Alle systemen: individuele systeem (cliënt), subsysteem (ouders/opvoeders), gezinssysteem (gezin),
suprafamiliare systeem, omgeving als systeem.
1.8 De plek van de social worker binnen de systemen
Behoeftepiramide van Maslow!
De social worker en de individuele cliënt
Er moet aandacht worden besteed aan de eenheid van de cliënt. Dus de onderlinge relaties tussen
lichaam en psyche, de verbintenis tussen de organen.
De social worker en het subsysteem
Vanuit een circulaire visie de cliënt en zijn probleem benaderen. Er is geen lineair verband. Er is niet
een directe en eenduidige oplossing te vinden voor het probleem.
Interactiepatronen tussen twee of meer personen met een duurzame relatie, te onderscheiden in:
Symmetrische interactie: het gedrag van de een wordt gevolgd door eenzelfde soort gedrag van de
ander. Betrokkenen nemen gelijksoortige posities in de interactie in en wisselen gelijksoortige
boodschappen uit. Er is sprake van concurrentie. Het doel tijdens begeleiding zou kunnen zijn de
verwijten te vervangen door verzoeken.
Complementaire interactie: tegengesteld gedrag dat bij elkaar past, op elkaar ingrijpt. Gebaseerd op
ongelijkheid, ze vertonen geen gelijksoortige, maar elkaar aanvullende gedragingen. De een is de
leider, de ander de volger. Het doel tijdens begeleiding zou kunnen zijn het gezinslid dat steeds klaar
staat voor de ander te leren zichzelf ook te kunnen laten helpen. Omgekeerd moet diegene die
ontvangt leren ook te geven.
De social worker en het gezin
Meestal aan het begin van een hulpverleningsproces een centrale positie (boven), dan naast de
opvoeders en kinderen en dan erbuiten. Gevaar van centrale positie kan zijn dat je op langere
termijn afhankelijkheid van cliënten van hulpverlener creëert. Je kunt in mindere mate wel aan de
empowerment werken van het gezin.
, De social worker en het suprafamiliare systeem
Bloedverwanten en partners. Eigen Kracht Conferenties is een belangrijke ontwikkeling. Kern is:
Cliënt is eigenaar van zijn probleem.
Cliënt is eigenaar van de conferentie en het plan.

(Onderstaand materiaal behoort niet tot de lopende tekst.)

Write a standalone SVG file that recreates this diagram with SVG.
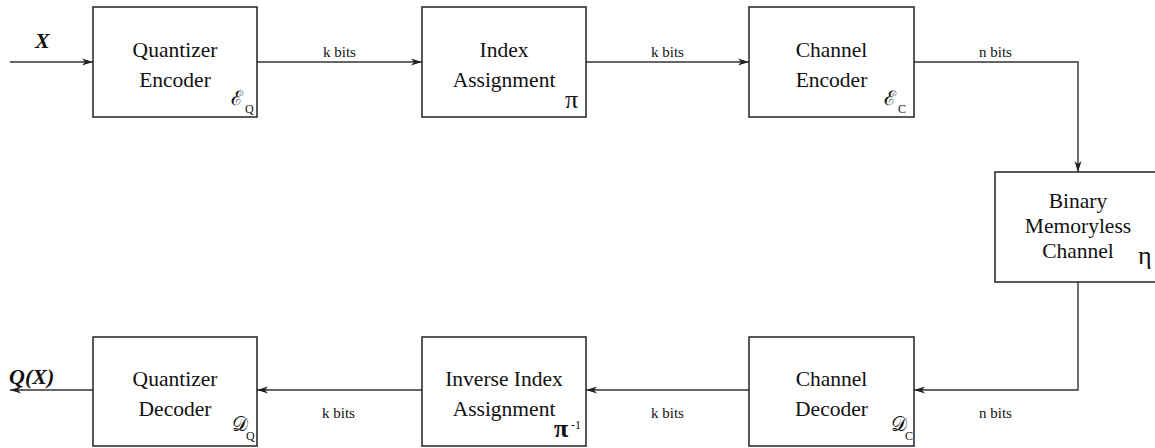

Cliënt houdt regie over uitvoering van het plan.
Om familie als systeem in beeld te brengen, wordt vaak gebruik gemaakt van een genogram:
grafische weergave van een aantal (meestal drie generaties) van het gezin en de relaties hierbinnen.

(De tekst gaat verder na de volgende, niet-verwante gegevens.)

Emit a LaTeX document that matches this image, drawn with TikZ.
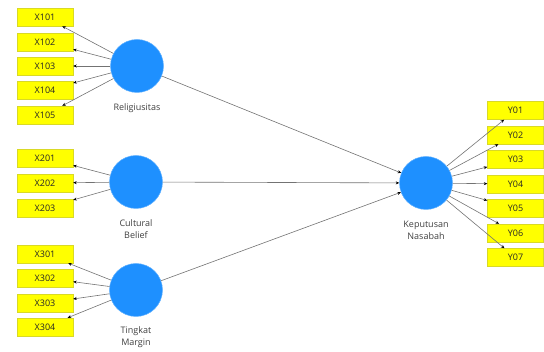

Ecogram en sociogram ook belangrijke hulpmiddelen hierbij.
De social worker en de omgeving
School, peers, werk, gezagsinstanties etc. Integratie is een onderdeel in het werken met de omgeving
van de cliënt. Deze integratie maakt deel uit van de mate van welbevingen van het gezin.

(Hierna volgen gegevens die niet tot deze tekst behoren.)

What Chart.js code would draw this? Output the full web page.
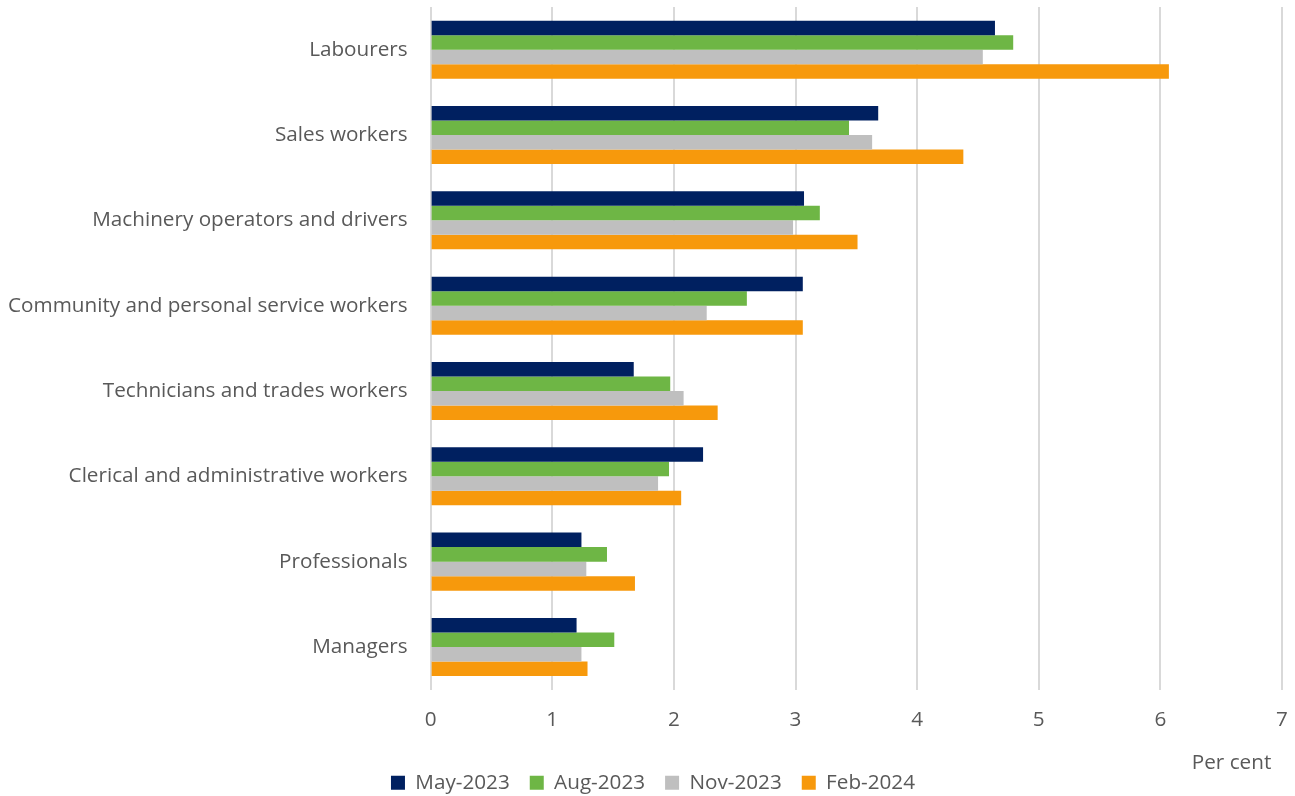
<!DOCTYPE html>
<html>
<head>
<meta charset="utf-8">
<script src="https://cdn.jsdelivr.net/npm/chart.js@4/dist/chart.umd.min.js"></script>
<style>
    html, body { margin: 0; padding: 0; background: #ffffff; }
    #wrap { width: 1295px; height: 796px; position: relative; }
</style>
</head>
<body>
<div id="wrap"><canvas id="chart"></canvas></div>
<script>
// Chart data
const categories = [
    'Labourers',
    'Sales workers',
    'Machinery operators and drivers',
    'Community and personal service workers',
    'Technicians and trades workers',
    'Clerical and administrative workers',
    'Professionals',
    'Managers'
];
const seriesNames = [ 'May-2023', 'Aug-2023', 'Nov-2023', 'Feb-2024' ];
const may2023 = [ 4.64, 3.68, 3.07, 3.06, 1.67, 2.24, 1.24, 1.20 ];
const aug2023 = [ 4.79, 3.44, 3.20, 2.60, 1.97, 1.96, 1.45, 1.51 ];
const nov2023 = [ 4.54, 3.63, 2.98, 2.27, 2.08, 1.87, 1.28, 1.24 ];
const feb2024 = [ 6.07, 4.38, 3.51, 3.06, 2.36, 2.06, 1.68, 1.29 ];
const xTicks = [ 0, 1, 2, 3, 4, 5, 6, 7 ];

const colors = [ '#002060', '#6eb645', '#bfbfbf', '#f7990c' ];
const textColor = '#595959';
const gridColor = '#d9d9d9';
const fontFamily = "'Open Sans', 'Liberation Sans', sans-serif";
const fontSize = 20.7;

const seriesValues = [ may2023, aug2023, nov2023, feb2024 ];

const datasets = seriesNames.map( ( name, i ) => ( {
    label: name,
    data: seriesValues[ i ],
    backgroundColor: colors[ i ],
    borderWidth: 0,
    categoryPercentage: 0.68,
    barPercentage: 1.0
} ) );

// Drop the automatic label-overhang margins so layout padding controls the plot area
function noOverhang ( axis )
{
    axis.paddingTop = 0;
    axis.paddingBottom = 0;
    axis.paddingLeft = 0;
    axis.paddingRight = 0;
}

// Nudge the legend a little right, it sits centred on the whole page in the original
const legendShift = {
    id: 'legendShift',
    afterLayout ( chart )
    {
        if ( chart.legend )
        {
            chart.legend.left += 8;
            chart.legend.right += 8;
        }
    }
};

const ctx = document.getElementById( 'chart' ).getContext( '2d' );
new Chart( ctx, {
    type: 'bar',
    data: { labels: categories, datasets: datasets },
    plugins: [ legendShift ],
    options: {
        indexAxis: 'y',
        responsive: true,
        maintainAspectRatio: false,
        animation: false,
        layout: { padding: { left: 8, right: 13, top: 7, bottom: -7 } },
        plugins: {
            legend: {
                position: 'bottom',
                labels: {
                    color: textColor,
                    font: { family: fontFamily, size: fontSize },
                    boxWidth: 14,
                    boxHeight: 14,
                    padding: 20
                }
            },
            tooltip: { enabled: false }
        },
        scales: {
            x: {
                min: 0,
                max: 7,
                afterBuildTicks: ( axis ) =>
                {
                    axis.ticks = xTicks.map( v => ( { value: v } ) );
                },
                afterFit: noOverhang,
                grid: {
                    color: gridColor,
                    lineWidth: 2,
                    drawTicks: false
                },
                border: { display: false },
                ticks: {
                    color: textColor,
                    font: { family: fontFamily, size: fontSize },
                    padding: 18
                },
                title: {
                    display: true,
                    text: 'Per cent  ',
                    align: 'end',
                    color: textColor,
                    font: { family: fontFamily, size: fontSize },
                    padding: { top: 0, bottom: -23 }
                }
            },
            y: {
                afterFit: ( axis ) =>
                {
                    noOverhang( axis );
                    // width counts the tick padding twice; keep it once
                    axis.width -= axis.options.ticks.padding;
                },
                grid: { display: false, drawTicks: false },
                border: { display: false },
                ticks: {
                    color: textColor,
                    font: { family: fontFamily, size: fontSize },
                    padding: 23
                }
            }
        }
    }
} );
</script>
</body>
</html>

Hoofdstuk 2: Systeemtheorieën
Algemene Systeemtheorie van Von Bertalanffy -> basis van systeemtheoretisch denken.
Structurele theorie van Minuchin e.a. -> wijze waarop het gezin is georganiseerd staat
centraal.
Strategische of communicatietheorie van Haley, Watzlawick e.a. -> benaderen vooral de
wetmatigheden in de communicatie tussen mensen.
Intergenerationele of Contextuele systeemtheorie van Boszormenyi-Nagy -> relaties tussen
familieleden over de verschillende generaties moeten worden betrokken in de analyse en
behandeling.
Overeenkomst -> uitgaan van doelgerichte relaties tussen individuen en niet het individu
beschouwen als solitair element.
2.2 De Algemene Systeemtheorie
Historisch kader
Metatheorie: niet direct betrekking op één bepaald wetenschapsgebied, maar voor vele
wetenschapsgebieden hanteerbaar. Ontstond door Ludwig von Bertalanffy als reactie op het lineaire:
oorzaakgevolg denken en reductionistische denken: probleem wordt beter begrepen door het zo
klein mogelijk te maken. Hij vindt dat het geheel dan uit het oog verloren wordt. De optelsom van de
verschillende delen gaf onvoldoende inzicht in het functioneren van het geheel.
Kern van de theorie
Eerst aandacht voor input en output, later ook voor troughput. Levende organismen, systemen
worden gezien als:
Bestaande uit verschillende delen die onderling samenhangen en elkaar wederzijds
beïnvloeden. Niet lineair maar circulair. Veranderingen in één deel van de groep zullen
gevolg worden door veranderingen in andere delen van de groep.
Zichzelf handhavende eenheden die in voortdurende wisselwerking staan met hun
omgeving. Er is sprake van input, troughput en output -> basis van open systeemtheorie.